Education of the past: The history of the Wolfe Neck Club

Education of the past: The history of the Wolfe Neck Club

By local historian Kathy Smith and the Wolfe Neck Club History Committee

As Wolfe’s Neck Center provides learning experiences for local children with creative new approaches this fall, a little white building surrounded by our farm fields stands to remind us of a very different kind of education in the past.

The building, identified as the Wolfe Neck Club over its double front doors, stands on Wolf Neck Road just west of Burnett Road. (Community members know spellings vary; club members disagree on whether the “e” should be on the name on the door). Built in 1856, five years before the onset of the Civil War, it was a one-room schoolhouse where children grades one through eight gathered to learn from one teacher, usually an unmarried woman from the neighborhood who most likely was educated there herself.  There were three terms–fall, winter, and spring–and male teachers were sometimes brought on in winter to handle the boys who could be unruly, more likely to attend in the winter.

Children in front of the Wolf’s Neck School c. 1915. Photo courtesy of John Mann.

The two doors were there to provide separate entrances for boys and girls, to prevent any kind of untoward jostling between them.  Once clothing had been hung on personal pegs in the cloakroom, students in the nineteen century entered a room with a central wood burning stove and locally crafted pine desks and chairs not necessarily of the right size for the children assembled. The youngest students learned reading, spelling, writing, and arithmetic, with geography and grammar added for the older scholars.  Literature might be learned at home. The older students in the higher grades moved to desks in the back.  In the early days, students brought their own books, often hand-me-downs. The quality of the teaching must have varied; the annual school report for 1883 reported that Effie Brewer had taught the spring and fall terms and that this was “her first and certainly a worthy attempt.”  An uncomfortable thought is raised by the report in 1898 that a “new and well arranged out-building had been erected so that sanitary conditions are well cared for . . .  in our opinion a step in the right direction for the moral well-being of our children.”  What came before is undescribed.

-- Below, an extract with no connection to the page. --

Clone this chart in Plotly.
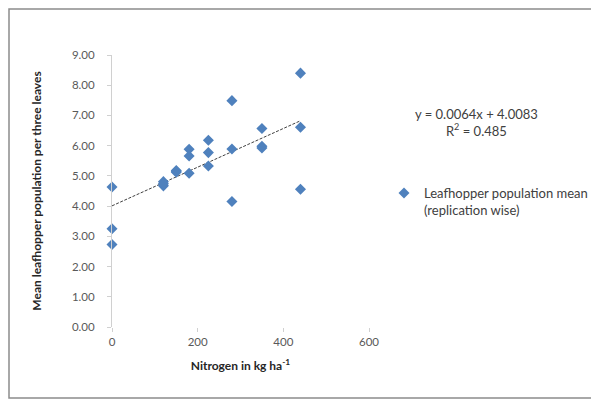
import plotly.graph_objects as go

# ---- data ----
nitrogen = [0, 0, 0,
            120, 120, 120,
            150, 150, 150,
            180, 180, 180,
            225, 225, 225,
            280, 280, 280,
            350, 350, 350,
            440, 440, 440]
leafhopper = [4.63, 3.25, 2.73,
              4.81, 4.67, 4.74,
              5.18, 5.12, 5.15,
              5.88, 5.66, 5.09,
              6.18, 5.77, 5.33,
              7.49, 5.89, 4.15,
              6.57, 5.98, 5.92,
              8.40, 6.61, 4.56]
slope = 0.0064
intercept = 4.0083
r_squared = 0.485
trend_x = [0, 440]
x_ticks = [0, 200, 400, 600]
y_ticks = [0, 1, 2, 3, 4, 5, 6, 7, 8, 9]
series_name = "Leafhopper population mean<br>(replication wise)"

OFF = 8  # page body margin
W, H = 599 - OFF, 400 - OFF
# target screen positions of plot area
SL, SR, ST, SB = 112, 369, 55, 327
L, T = SL - OFF, ST - OFF
R, B = W - (SR - OFF), H - (SB - OFF)

FONT = "Lato"
fig = go.Figure()

fig.add_trace(go.Scatter(
    x=trend_x, y=[slope * v + intercept for v in trend_x],
    mode="lines", line=dict(color="#404040", width=1, dash="3px,1.5px"),
    showlegend=False, hoverinfo="skip"))

fig.add_trace(go.Scatter(
    x=nitrogen, y=leafhopper, mode="markers", name=series_name,
    marker=dict(symbol="diamond", size=8.5, color="#4F81BD"),
    cliponaxis=False))

pw = W - L - R
ph = H - T - B
def px_x(p):
    return (p - OFF - L) / pw
def px_y(p):
    return (H - B - (p - OFF)) / ph

fig.update_layout(
    width=W, height=H,
    margin=dict(l=L, r=R, t=T, b=B, autoexpand=False),
    paper_bgcolor="white", plot_bgcolor="white",
    font=dict(family=FONT, size=11, color="#404040"),
    legend=dict(x=px_x(384), y=px_y(178), xanchor="left", yanchor="top",
                valign="top", font=dict(size=13, color="#404040"),
                itemwidth=30, tracegroupgap=0, bgcolor="rgba(0,0,0,0)"),
    xaxis=dict(range=[0, 600], tickvals=x_ticks, showgrid=False, zeroline=False,
               showline=False, ticks="outside", ticklen=4, tickcolor="#d0d0d0",
               automargin=False,
               tickfont=dict(size=11.5, color="#595959"),
               title=dict(text="<b>Nitrogen in kg ha<sup>-1</sup></b>",
                          font=dict(size=12, color="#262626"), standoff=14)),
    yaxis=dict(range=[0, 9], tickvals=y_ticks, tickformat=".2f", showgrid=False,
               zeroline=False, showline=True, linecolor="#d0d0d0", linewidth=1,
               ticks="outside", ticklen=4, tickcolor="#d0d0d0",
               ticklabelstandoff=10, automargin=False,
               tickfont=dict(size=11.5, color="#595959"),
               title=dict(text="<b>Mean leafhopper population per three leaves</b>",
                          font=dict(size=12, color="#262626"), standoff=27)),
)

fig.add_annotation(x=px_x(476), y=px_y(122), xref="paper", yref="paper",
                   xanchor="center", yanchor="middle",
                   text=f"y = {slope}x + {intercept}<br>R<sup>2</sup> = {r_squared}",
                   showarrow=False, align="center",
                   font=dict(size=13, color="#404040"))

fig.add_shape(type="rect", xref="paper", yref="paper",
              x0=px_x(9), x1=px_x(596), y0=px_y(398), y1=px_y(9),
              line=dict(color="#8c8c8c", width=1.5), layer="above")

fig.write_html("out.html")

Graduation at the the Upper School in 1938.  Photo courtesy of John Mann.

Nearby were other schools on Litchfield Road known as the Upper School, and one on Flying Point Road so all students could attend one in walking distance; the former building is gone, the latter is now the Thomas Means Club.  The Wolf Neck School was the smallest in Freeport, sometimes with as few as 5 or as many as 19 students. Sometimes terms or a whole year were cancelled for lack of enough students.  The school closed entirely in 1920 and the few youngsters on the neck went to the Litchfield School where the stern and demanding Miss Edna Byrum taught for 50 years.  A former student reminisced in his 90s that they really learned things, perhaps more than students studying in town.  Miss Byrum’s students were often top of the class at Freeport High School.

4-H girls at a sewing competition at the club in the 1950s.  Photo courtesy of John Mann.

In 1928 the Farm Bureau convinced the town to let it use the empty school for a clubhouse.  In 1941 many of those same members formed the Wolf Neck Club and purchased the building from the town where it held suppers, community socials and fairs, and provided volunteers to meet the needs of neighbors.  The club and many of its traditions continue today in a building remarkably unchanged since its construction, except for a 1955 addition with kitchen at the rear.  It welcomes new members in the Zoom mode of the day.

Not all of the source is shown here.